Argentyna wzbudza u brazylijskich kibiców mieszane uczucia. "Miłość i nienawiść"
W Brazylii przeprowadzono badania i okazało się, że najbardziej lubianą i jednocześnie najbardziej... znienawidzoną tam inną reprezentacją jest Argentyna. "To związek oparty na miłości, zazdrości i nienawiści" - można usłyszeć w Ameryce Południowej... Według jednego z brazylijskich instytutów 33 procent Brazylijczyków życzy Argentynie dobrze, jednak aż 60 procent nawet nie chce słyszeć o tytule dla Argentyny - gdyby Brazylia miałaby go nie zdobyć.

Według ankiet przeprowadzonych przez IBPAD (Brazylijski Instytut Badań i Analiz Danych) po 1/8 finału - o czym donosi "O Globo" - aż 33 procent Brazylijczyków widzi "Albicelestes" jako drugą ulubioną reprezentację, jednak większość absolutnie nie życzy sobie żeby zostali mistrzami.
"Brazylio, powiedz jak się czujesz"
Ankieta została przeprowadzona po zwycięstwie Brazylii nad Koreą Płd. Dla niektórych może być zaskoczeniem, że Argentyna była przez respondentów wymieniana częściej jako drużyna, której kibicują Argentyńczycy (warto w tym miejscu przypomnieć, że w Brazylii mówi się po portugalsku). "Too związek oparty na miłości i nienawiści. Wydaje się, że jest to związane z regionalizmem. Z jednej strony to kibicowanie jednemu z naszych sąsiadów. Z drugiej - rywalizacja jest większa włąśnie dlatego, że są tak blisko - uważa Max Stabile, jeden z dyrektorów IBPAD (nota bene noszący nazwisko króla strzelców pierwszych mistrzostw świata, który był... Argentyńczykiem).
CZYTAJ TAKŻE: Były reprezentant Brazylii chce zobaczyć łzy Messiego
Kiedy byłem na mistrzostwach świata w 2014 roku na ulicach Rio de Janeiro widziałem wielu argentyńskich kibiców.
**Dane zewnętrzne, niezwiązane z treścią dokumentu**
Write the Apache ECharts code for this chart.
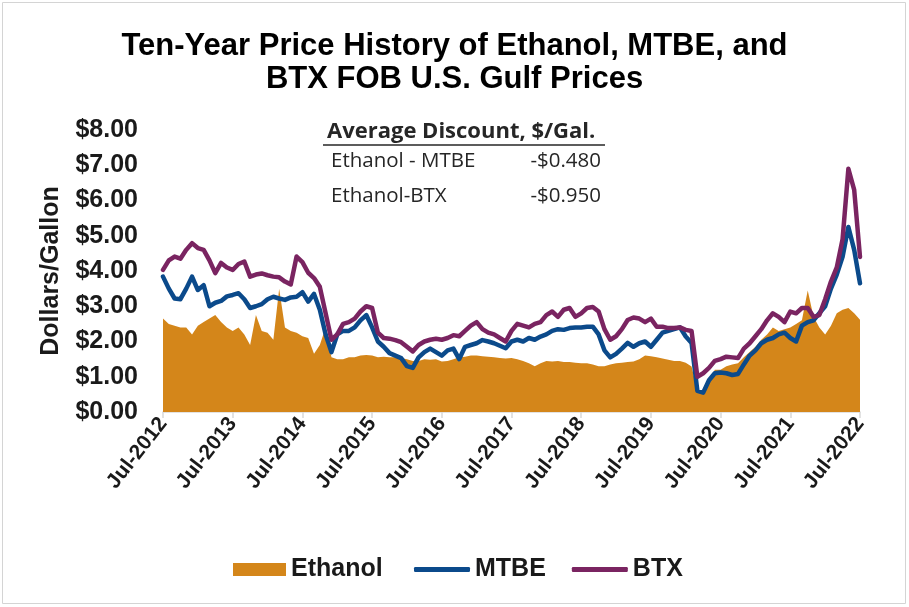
<!DOCTYPE html>
<html><head><meta charset="utf-8">
<script src="https://cdn.jsdelivr.net/npm/echarts@6/dist/echarts.min.js"></script>
<style>html,body{margin:0;padding:0;background:#fff}#c{width:909px;height:607px}</style>
</head><body><div id="c"></div>
<script>
// ---- data ----
const monthNames = ['Jan','Feb','Mar','Apr','May','Jun','Jul','Aug','Sep','Oct','Nov','Dec'];
const firstYear = 2012, firstMonthIndex = 6, monthCount = 121; // Jul-2012 .. Jul-2022
const categories = [];
for (let i = 0; i < monthCount; i++) {
  const k = firstMonthIndex + i;
  categories.push(monthNames[k % 12] + '-' + (firstYear + Math.floor(k / 12)));
}
const ethanol = [
  2.65,2.5,2.45,2.4,2.4,2.2,2.45,2.55,2.65,2.75,2.55,2.4,
  2.3,2.4,2.2,1.9,2.75,2.3,2.25,2.05,3.5,2.4,2.3,2.25,
  2.15,2.1,1.65,1.9,2.4,1.55,1.5,1.5,1.55,1.55,1.6,1.62,
  1.6,1.55,1.57,1.55,1.55,1.53,1.5,1.45,1.45,1.5,1.48,1.5,
  1.43,1.45,1.5,1.55,1.57,1.6,1.6,1.58,1.57,1.55,1.53,1.52,
  1.53,1.5,1.45,1.38,1.3,1.38,1.45,1.43,1.45,1.42,1.42,1.4,
  1.38,1.38,1.35,1.3,1.3,1.35,1.38,1.4,1.42,1.43,1.5,1.6,
  1.58,1.55,1.52,1.48,1.45,1.45,1.4,1.29,0.6,0.6,0.85,1.2,
  1.2,1.3,1.35,1.38,1.55,1.7,1.85,2.05,2.2,2.4,2.3,2.35,
  2.4,2.5,2.6,3.45,2.7,2.4,2.2,2.45,2.8,2.9,2.95,2.8,
  2.62
];
const mtbe = [
  3.84,3.5,3.22,3.2,3.5,3.84,3.46,3.6,3.0,3.1,3.15,3.28,
  3.32,3.37,3.2,2.95,3.0,3.06,3.2,3.27,3.22,3.18,3.25,3.27,
  3.4,3.13,3.35,2.9,2.2,1.7,2.2,2.3,2.3,2.4,2.6,2.75,
  2.4,2.0,1.85,1.67,1.6,1.53,1.3,1.25,1.55,1.7,1.8,1.7,
  1.6,1.75,1.8,1.5,1.85,1.9,1.95,2.04,2.0,1.95,1.88,1.81,
  2.0,2.05,2.0,2.1,2.05,2.14,2.2,2.3,2.35,2.33,2.38,2.4,
  2.4,2.42,2.42,2.2,1.75,1.55,1.65,1.8,1.96,1.85,1.95,2.0,
  1.85,2.05,2.25,2.3,2.35,2.4,2.14,1.96,0.6,0.55,0.9,1.1,
  1.12,1.1,1.05,1.08,1.35,1.6,1.75,1.95,2.05,2.1,2.2,2.25,
  2.1,2.0,2.45,2.55,2.6,2.8,3.0,3.5,3.9,4.4,5.25,4.6,
  3.65
];
const btx = [
  4.03,4.3,4.41,4.35,4.6,4.79,4.65,4.6,4.3,3.94,4.23,4.1,
  4.03,4.2,4.27,3.84,3.9,3.93,3.88,3.84,3.82,3.7,3.62,4.41,
  4.25,3.95,3.8,3.55,2.8,2.05,2.2,2.5,2.55,2.65,2.85,3.0,
  2.95,2.25,2.1,2.08,2.04,1.98,1.85,1.72,1.9,2.0,2.05,2.08,
  2.05,2.1,2.18,2.15,2.3,2.45,2.55,2.35,2.25,2.2,2.1,2.0,
  2.3,2.5,2.45,2.4,2.5,2.55,2.75,2.85,2.7,2.9,2.95,2.7,
  2.8,2.95,2.98,2.85,2.35,2.05,2.15,2.35,2.61,2.68,2.65,2.55,
  2.65,2.42,2.42,2.38,2.38,2.4,2.33,2.3,1.0,1.1,1.25,1.45,
  1.5,1.57,1.55,1.53,1.8,1.95,2.15,2.35,2.6,2.8,2.7,2.55,
  2.85,2.8,2.95,2.95,2.7,2.75,3.2,3.7,4.1,4.9,6.9,6.3,
  4.4
];
const yMin = 0, yMax = 8, yStep = 1;
const titleLines = ['Ten-Year Price History of Ethanol, MTBE, and', 'BTX FOB U.S. Gulf Prices'];
const tableHeader = 'Average Discount, $/Gal.';
const tableRows = [['Ethanol - MTBE', '-$0.480'], ['Ethanol-BTX', '-$0.950']];

// ---- chart ----
const FONT = '"Liberation Sans", Arial, sans-serif';
const TFONT = '"Open Sans", Lato, sans-serif';
const C_ETH = '#D4861A', C_MTBE = '#0B4A8B', C_BTX = '#7A2461';
const chart = echarts.init(document.getElementById('c'), null, {renderer: 'canvas'});

const graphics = [
  {type: 'rect', shape: {x: 2.5, y: 2.5, width: 903, height: 601}, style: {fill: 'none', stroke: '#d4d4d4', lineWidth: 1}, silent: true},
  {type: 'text', x: 327, y: 132, style: {text: tableHeader, font: 'bold 22px ' + TFONT, fill: '#262626', textVerticalAlign: 'middle'}},
  {type: 'line', shape: {x1: 323, y1: 145, x2: 605, y2: 145}, style: {stroke: '#262626', lineWidth: 1.5}}
];
tableRows.forEach((r, i) => {
  const y = 161 + i * 35;
  graphics.push({type: 'text', x: 331, y: y, style: {text: r[0], font: '20.5px ' + TFONT, fill: '#262626', textVerticalAlign: 'middle'}});
  graphics.push({type: 'text', x: 601, y: y, style: {text: r[1], font: '20.5px ' + TFONT, fill: '#262626', textAlign: 'right', textVerticalAlign: 'middle'}});
});

const legendText = {fontFamily: FONT, fontSize: 25, fontWeight: 'bold', color: '#1a1a1a'};

chart.setOption({
  animation: false,
  backgroundColor: '#fff',
  title: {
    text: titleLines.join('\n'),
    left: 'center', top: 25,
    textStyle: {fontFamily: FONT, fontSize: 31, fontWeight: 'bold', color: '#000', lineHeight: 33}
  },
  grid: {left: 163, right: 49, top: 130, bottom: 195, containLabel: false, outerBoundsMode: 'none'},
  legend: [
    {left: 228, top: 552, itemWidth: 53, itemHeight: 13, textStyle: legendText,
      data: [{name: 'Ethanol', icon: 'rect'}]},
    {left: 409, top: 552, itemWidth: 56, itemHeight: 5, itemGap: 26, textStyle: legendText,
      data: [{name: 'MTBE', icon: 'roundRect'}, {name: 'BTX', icon: 'roundRect'}]}
  ],
  xAxis: {
    type: 'category', data: categories, boundaryGap: false,
    axisLine: {lineStyle: {color: '#d9d9d9', width: 1.5}},
    axisTick: {show: true, interval: 11, length: 6, lineStyle: {color: '#d9d9d9', width: 1.5}},
    axisLabel: {interval: 11, rotate: 52, margin: 8, fontFamily: FONT, fontSize: 21, fontWeight: 'bold', color: '#1a1a1a'},
    splitLine: {show: false}
  },
  yAxis: {
    type: 'value', min: yMin, max: yMax, interval: yStep,
    name: 'Dollars/Gallon', nameLocation: 'middle', nameGap: 99, nameRotate: 90,
    nameTextStyle: {fontFamily: FONT, fontSize: 25, fontWeight: 'bold', color: '#1a1a1a'},
    axisLine: {show: false}, axisTick: {show: false}, splitLine: {show: false},
    axisLabel: {margin: 25, fontFamily: FONT, fontSize: 25, fontWeight: 'bold', color: '#1a1a1a',
      formatter: v => '$' + v.toFixed(2)}
  },
  graphic: graphics,
  series: [
    {name: 'Ethanol', type: 'line', data: ethanol, symbol: 'none', showSymbol: false, z: 1,
      lineStyle: {width: 0, color: C_ETH}, itemStyle: {color: C_ETH},
      areaStyle: {color: C_ETH, opacity: 1}},
    {name: 'MTBE', type: 'line', data: mtbe, symbol: 'none', showSymbol: false, z: 2,
      lineStyle: {width: 4.5, color: C_MTBE, join: 'round', cap: 'round'}, itemStyle: {color: C_MTBE}},
    {name: 'BTX', type: 'line', data: btx, symbol: 'none', showSymbol: false, z: 3,
      lineStyle: {width: 4.5, color: C_BTX, join: 'round', cap: 'round'}, itemStyle: {color: C_BTX}}
  ]
});
</script></body></html>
Nie zauważyłem wrogości między nimi, a Brazylijczykami, niemniej kiedy była okazja przyjezdni śpiewali prowokującą piosenkę zaczynającą się od słów "Brasil, decime que se siente" ("Brazylio, powiedz jak się czujesz kiedy przychodzi do ciebie papa"), a kończącą szczególnie głośno i ostentacyjnie wykrzykiwanym wersem "Maradona es más grande que Pelé" ("Maradona jest lepszy niż Pele").
Trzech na czterech Brazylijczyków wierzy w szóste mistrzostwo
Argentyna wypada jednak w notowaniach tak dobrze, bo przychylni są jej mieszkańcy terenów z nią graniczących. Z kolei Portugalii mistrzostwa - w razie niepowodzenia Brazylii - życzy 29,68 procent, Francji - 23,4. Pozostałe kraje mogą liczyć na znacznie mniejszą przychylność - najmniejszą Chorwacja i Maroko - po 1,85.
Na Argentynę w Brazylii patrzy się jednak również najbardziej niechętnie. Aż 60,78 procent Brazylijczyków nie chce by sięgnęła po mistrzostwo, w tym 65 procent ludzi między 25 a 34 rokiem życia. Badający przypuszczają, że jest to związane ze słynnym meczem podczas mistrzostw świata we Włoszech kiedy Argentyna w fazie pucharowej pokonała Brazylię po strzale Claudio Caniggii.
W szósty tytuł wierzy 73,7 procent Brazylijczyków.